Illegal immigration is stoking a fierce debate ahead of the U.S. election on Nov. 8 with Republican candidate Donald Trump vowing to deport millions of people and build a wall along the Mexican border if elected president.

Mexico says its National Migration Institute (INM), which regulates migration in the country, is already working flat out to contain the problem, but it has a fraction of the resources that U.S. agencies have.

“We’re at the limit of our resources,” Humberto Roque Villanueva, Mexico’s deputy interior minister responsible for migration, told Reuters.

The number of families stopped at the U.S.-Mexico border jumped 122 percent between October 2015 and April 2016 from the same period a year earlier, according to data from U.S. Customs and Border Protection (CBP).

The number of detained “unaccompanied minors” – children traveling without relatives – was 74 percent higher. Most of the Central Americans come from Guatemala, Honduras and El Salvador.

Despite those increases, fewer migrants are being caught as they move through Mexico. Over the same period, Mexico detained and deported about 5 percent fewer people than in 2014/15. So far this year, 3.5 percent fewer unaccompanied minors have been stopped.

The DHS is considering sending more agents south to train Mexican officials on how to track human traffickers and stop migrants crossing the Mexico-Guatemala border, according to an internal briefing document obtained by Reuters.

U.S. Representative Henry Cuellar, who sits on the House Homeland Security Appropriations Subcommittee, said DHS officials told him they hope to help Mexico strengthen its southern border.

“When you’re constantly working at full speed and don’t have all the resources because your primary mission is to fight the drug cartels, yeah, you’re going to be stretched,” Cuellar said.

DHS spokesman Daniel Hetlage declined to say whether it aimed to send more officers to work with the INM, but said the DHS and CBP have an “excellent” relationship with the INM and Mexico’s government.

Roque Villanueva attributed the migrant surge to people finding new routes past checkpoints. He said he was unaware of any U.S. plan to send reinforcements, and that there are already U.S. agents at Mexico’s southern border, albeit only for training.

LEAKY BORDER

In 2014, Mexico launched the “Plan Frontera Sur” to tighten border controls, register migrants and stop them using the perilous network of trains known as “La Bestia”, or “The Beast”.

But migrants quickly adapted.

Elisabel Enriquez, Guatemala’s vice-consul in Tapachula, said migrant smugglers now rent trucks and shuttling migrants from southern Mexico all the way to the U.S. border over 2,000 km away for up to $8,000 per person.

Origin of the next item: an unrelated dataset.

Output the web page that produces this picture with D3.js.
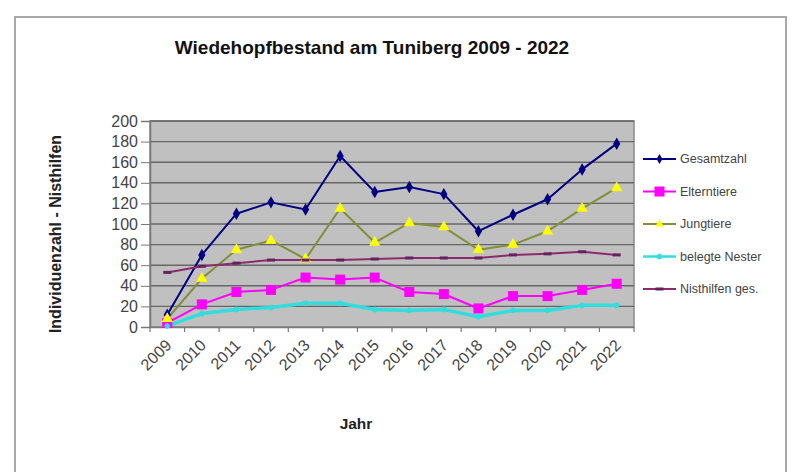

Two such trucks were stopped in recent weeks, she said, one stuffed with about 115 migrants and the other about 60.

Some migrants immediately apply for asylum on arrival in Mexico. Once granted a refugee visa, they can travel through Mexico without fear of being deported, said Irmgard Pund, who runs the local Belen migrant shelter.

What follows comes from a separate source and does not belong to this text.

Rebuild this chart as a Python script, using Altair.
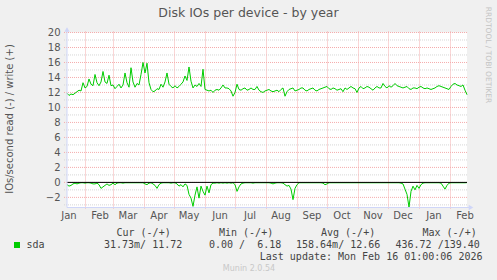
import altair as alt
import pandas as pd

# ---------------- texts ----------------
title_text = "Disk IOs per device - by year"
y_title = "IOs/second read (-) / write (+)"
side_text = "RRDTOOL / TOBI OETIKER"
series_name = "sda"
legend_headers = ["Cur (-/+)", "Min (-/+)", "Avg (-/+)", "Max (-/+)"]
legend_values = ["31.73m/ 11.72", "0.00 /  6.18", "158.64m/ 12.66", "436.72 /139.40"]
last_update = "Last update: Mon Feb 16 01:00:06 2026"
footer = "Munin 2.0.54"

# ---------------- axis values ----------------
y_major = [-2, 0, 2, 4, 6, 8, 10, 12, 14, 16, 18, 20]
y_minor = [-3, -1, 1, 3, 5, 7, 9, 11, 13, 15, 17, 19]
month_label_dates = ["2025-01-15", "2025-02-15", "2025-03-15", "2025-04-15", "2025-05-15",
                     "2025-06-15", "2025-07-15", "2025-08-15", "2025-09-15", "2025-10-15",
                     "2025-11-15", "2025-12-15", "2026-01-15", "2026-02-15"]
month_start_dates = ["2025-02-01", "2025-03-01", "2025-04-01", "2025-05-01", "2025-06-01",
                     "2025-07-01", "2025-08-01", "2025-09-01", "2025-10-01", "2025-11-01",
                     "2025-12-01", "2026-01-01", "2026-02-01"]

# ---------------- series (one sample every 2 days from 2025-01-13 12:00 UTC) ----------------
write_vals = [
    11.9, 11.6, 11.8, 11.7, 11.9, 12.1, 12.3, 12.2, 13.3, 12.6,
    12.8, 13.8, 13.1, 12.9, 14.4, 13.3, 12.9, 13.4, 14.8, 13.4,
    13.2, 14.3, 12.9, 13.0, 12.5, 12.8, 13.1, 12.6, 13.0, 14.6,
    13.3, 12.7, 15.3, 13.4, 12.7, 13.2, 13.0, 14.4, 16.0, 14.6,
    15.9, 13.3, 12.4, 12.1, 12.2, 12.5, 12.4, 13.1, 12.7, 13.4,
    14.6, 13.1, 12.8, 12.6, 12.9, 12.6, 12.8, 13.1, 13.4, 14.2,
    13.6, 15.4, 13.5, 12.6, 13.0, 12.8, 13.2,
    12.8, 15.1, 12.4, 12.3, 12.2, 12.3, 12.0, 12.3, 12.4, 12.3,
    12.6, 13.0, 12.6, 12.6, 12.5, 12.2, 11.5, 12.0, 13.1, 12.4,
    12.3, 12.5, 12.6, 12.3, 12.4, 12.6, 12.4, 12.4, 12.8, 12.3,
    12.1, 12.0, 12.2, 12.3, 12.4, 12.2, 12.1, 12.2, 12.3, 12.1,
    12.4, 12.6, 11.5, 12.1, 12.4, 12.5, 12.6, 12.2, 12.3, 12.4,
    12.6, 12.6, 12.3, 12.2, 12.4, 12.5, 12.6, 12.3, 12.2, 12.4,
    12.5, 12.6, 12.7, 12.8, 12.5, 12.4, 12.6, 12.5, 12.3, 12.4,
    12.5, 12.1, 12.6, 12.4, 12.6, 12.8, 12.6, 12.5, 12.0, 12.6,
    12.8, 12.5, 12.6, 12.8, 12.7, 12.5, 12.3, 12.6, 12.8, 12.6,
    12.6, 13.2, 12.8, 12.6, 12.9, 12.7, 12.9, 13.2, 12.9, 12.8,
    12.7, 12.6, 12.7, 12.8, 12.5, 12.4, 12.6, 12.6, 12.5, 12.7,
    12.8, 12.6, 12.5, 12.6, 12.5, 12.4, 12.5, 12.6, 12.8, 12.9,
    12.8, 12.7, 12.6, 12.5, 12.4, 12.8, 13.1, 13.2, 13.0, 12.9,
    12.8, 13.0, 12.3, 11.7,
]
read_vals = [
    0.3, 0.5, 0.4, 0.2, 0.1, 0.2, 0.1, 0.05, 0.05, 0.1,
    0.05, 0.05, 0.1, 0.2, 0.2, 0.1, 0.3, 0.8, 0.6, 0.4,
    0.2, 0.4, 0.3, 0.1, 0.3, 0.1, 0.05, 0.05, 0.1, 0.05,
    0.05, 0.05, 0.05, 0.05, 0.05, 0.05, 0.05, 0.05, 0.05, 0.2,
    0.3, 0.1, 0.05, 0.2, 0.4, 0.8, 0.3, 0.1, 0.05, 0.05,
    0.05, 0.05, 0.1, 0.05, 0.05, 0.2, 0.5, 0.3, 0.6, 0.2,
    0.4, 1.6, 2.1, 3.2, 1.7, 0.6, 2.1, 0.5, 1.2, 1.7,
    0.5, 1.4, 0.3, 0.1, 0.1, 0.05, 0.1, 0.05, 0.1, 0.05,
    0.1, 0.05, 0.1, 0.05, 0.3, 1.2, 0.6, 0.2, 0.1, 0.05,
    0.05, 0.05, 0.05, 0.1, 0.05, 0.05, 0.05, 0.05, 0.05, 0.05,
    0.05, 0.05, 0.1, 0.2, 0.1, 0.05, 0.05, 0.05, 0.1, 0.3,
    0.5, 0.4, 0.9, 2.3, 0.8, 0.3, 0.05, 0.05, 0.05, 0.05,
    0.05, 0.05, 0.05, 0.05, 0.05, 0.05, 0.05, 0.05, 0.1, 0.3,
    0.2, 0.05, 0.05, 0.05, 0.05, 0.05, 0.05, 0.05, 0.05, 0.05,
    0.05, 0.05, 0.05, 0.05, 0.05, 0.05, 0.05, 0.05, 0.05, 0.05,
    0.05, 0.05, 0.05, 0.05, 0.05, 0.05, 0.05, 0.05, 0.05, 0.05,
    0.05, 0.05, 0.05, 0.05, 0.05, 0.05, 0.05, 0.1, 0.2, 0.9,
    1.6, 3.3, 1.2, 0.5, 1.0, 0.4, 0.8, 0.3, 0.1, 0.05,
    0.05, 0.05, 0.05, 0.05, 0.05, 0.05, 0.05, 0.1, 0.5, 0.9,
    0.4, 0.1, 0.05, 0.05, 0.05, 0.05, 0.05, 0.05, 0.05, 0.05,
    0.03,
]

dates = pd.date_range("2025-01-13 12:00", periods=len(write_vals), freq="2D").strftime("%Y-%m-%dT%H:%M:%SZ")
df = pd.DataFrame({"date": dates, "write": write_vals, "read": read_vals})

# ---------------- styling ----------------
GREEN = "#00CC00"
AXIS_COL = "#CFD6F8"
MAJOR = "#F5ACAC"
MINOR = "#D6D6D6"
FONT_COL = "#555555"
W, H = 400, 175
OX, OY = 67, 32.5   # plot origin in page pixels

xscale = alt.Scale(type="utc", domain=[
    alt.DateTime(year=2025, month=1, date=13, hours=12, utc=True),
    alt.DateTime(year=2026, month=2, date=17, hours=12, utc=True)])
yscale = alt.Scale(domain=[-3.35, 20], nice=False, zero=False)

def dt(s):
    y, m, d = (int(p) for p in s.split("-"))
    return alt.DateTime(year=y, month=m, date=d, utc=True)

x_axis = alt.Axis(values=[dt(s) for s in month_label_dates],
                  labelExpr="utcFormat(datum.value, '%b')",
                  ticks=False, domain=False, grid=False, labelPadding=3, title=None,
                  labelFont="DejaVu Sans", labelFontSize=10, labelColor=FONT_COL,
                  labelFlush=False, labelOverlap=False)
y_axis = alt.Axis(values=y_major, ticks=False, domain=False, grid=False, title=None,
                  labelPadding=7, labelFont="DejaVu Sans", labelFontSize=10,
                  labelColor=FONT_COL)

one = pd.DataFrame({"a": [0]})

minor_grid = alt.Chart(pd.DataFrame({"v": y_minor})).mark_rule(
    color=MINOR, strokeDash=[1, 1], strokeWidth=1).encode(
    y=alt.Y("v:Q", scale=yscale, axis=y_axis), x=alt.value(-3), x2=alt.value(W + 1))
major_grid = alt.Chart(pd.DataFrame({"v": y_major})).mark_rule(
    color=MAJOR, strokeDash=[1, 1], strokeWidth=1).encode(
    y=alt.Y("v:Q", scale=yscale, axis=y_axis), x=alt.value(-3), x2=alt.value(W + 1))
month_grid = alt.Chart(pd.DataFrame({"d": [s + "T00:00:00Z" for s in month_start_dates]})).mark_rule(
    color=MAJOR, strokeDash=[1, 1], strokeWidth=1).encode(
    x=alt.X("d:T", scale=xscale, axis=x_axis), y=alt.value(-1), y2=alt.value(H + 2))

write_line = alt.Chart(df).mark_line(color=GREEN, strokeWidth=1).encode(
    x=alt.X("date:T", scale=xscale, axis=x_axis),
    y=alt.Y("write:Q", scale=yscale, axis=y_axis))
read_line = alt.Chart(df).transform_calculate(neg="-datum.read").mark_line(
    color=GREEN, strokeWidth=1).encode(
    x=alt.X("date:T", scale=xscale, axis=x_axis), y=alt.Y("neg:Q", scale=yscale, axis=y_axis))

zero_line = alt.Chart(pd.DataFrame({"v": [0]})).mark_rule(color="#000000", strokeWidth=1).encode(
    y=alt.Y("v:Q", scale=yscale, axis=y_axis), x=alt.value(0), x2=alt.value(W))

y_axis_line = alt.Chart(one).mark_rule(color=AXIS_COL, strokeWidth=1).encode(
    x=alt.value(0), y=alt.value(-4), y2=alt.value(H))
x_axis_line = alt.Chart(one).mark_rule(color=AXIS_COL, strokeWidth=1).encode(
    y=alt.value(H), x=alt.value(0), x2=alt.value(W + 4))
arrow_up = alt.Chart(one).mark_point(shape="triangle-up", filled=True, size=28,
                                     color=AXIS_COL, opacity=1).encode(
    x=alt.value(0), y=alt.value(-3))
arrow_right = alt.Chart(one).mark_point(shape="triangle-right", filled=True, size=28,
                                        color=AXIS_COL, opacity=1).encode(
    x=alt.value(W + 4), y=alt.value(H))

def txt(text, x, y, size=10, font="DejaVu Sans", color=FONT_COL, align="left", angle=0):
    kw = dict(text=text.replace(" ", "\u00a0"), font=font, fontSize=size, color=color,
              align=align, baseline="middle")
    if angle:
        kw["angle"] = angle
    return alt.Chart(one).mark_text(**kw).encode(x=alt.value(x), y=alt.value(y))

texts = [
    txt(title_text, 248.5 - OX, 13 - OY, size=12.5, align="center"),
    txt(y_title, 10 - OX, 119 - OY, size=10, align="center", angle=270),
    txt(side_text, 488 - OX, 55 - OY, size=7.5, color="#C4C4C4", align="center", angle=90),
    txt(series_name, 26.5 - OX, 245 - OY, font="DejaVu Sans Mono", color="#444444"),
    txt(last_update, 482.5 - OX, 257 - OY, font="DejaVu Sans Mono", color="#444444", align="right"),
    txt(footer, 249 - OX, 269 - OY, size=8, color="#C8C8C8", align="center"),
]
header_x = [116.5, 219, 321, 422.5]
value_x = [104, 209, 296, 395.5]
for h, hx in zip(legend_headers, header_x):
    texts.append(txt(h, hx - OX, 233 - OY, font="DejaVu Sans Mono", color="#444444"))
for v, vx in zip(legend_values, value_x):
    texts.append(txt(v, vx - OX, 245 - OY, font="DejaVu Sans Mono", color="#444444"))

legend_box = alt.Chart(one).mark_rect(color=GREEN).encode(
    x=alt.value(14 - OX), x2=alt.value(20 - OX), y=alt.value(242 - OY), y2=alt.value(248 - OY))

chart = alt.layer(
    minor_grid, major_grid, month_grid, write_line, read_line, zero_line,
    y_axis_line, x_axis_line, arrow_up, arrow_right, legend_box, *texts
).properties(
    width=W, height=H,
    autosize=alt.AutoSizeParams(type="none"),
    padding={"left": OX, "top": OY, "right": 497 - OX - W, "bottom": 280 - OY - H},
    background="#F0F0F0",
).configure_view(fill="white", stroke=None)

chart.save("out.html", embed_options={"renderer": "svg", "actions": False})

So far this year, asylum applications with Mexican refugee agency COMAR are up over 150 percent compared with 2015, and could reach 10,000 by the end of the year, said Perrine Leclerc, head of the Tapachula field office for the U.N. High Commissioner for Refugees.

The rise in families heading north is partly due to a 2015 U.S federal court decision limiting the time mothers and children can be held in detention, which has created the mistaken impression they can stay in the United States, U.S. officials say.

A regional drought in Central America has also increased pressure to leave, while some migrants are trying to cross ahead of the election in case Trump wins and follows through on his campaign promises, making it more difficult for them in the future.

Compared to their U.S. counterparts, Mexico’s migration authorities get by on a shoestring. The INM spent 4.14 billion pesos ($228.37 million) in 2015, less than 2 percent of the CBP’s budget request for 2016.

The United States has tripled its border force under President Barack Obama to 60,000 staff, while the INM has 5,383 employees.

Roque Villanueva said the fall in the price of oil, which funds about a fifth of Mexico’s federal budget, makes it even harder to put new resources into the INM.

Nonetheless, he said Mexico and the United States would continue to work closely together as Washington has plenty of reasons for wanting a robust southern Mexican border.

“The Americans are not so worried by how many Central Americans get through, but rather about making sure nobody with even the slightest chance of being a terrorist does,” he said.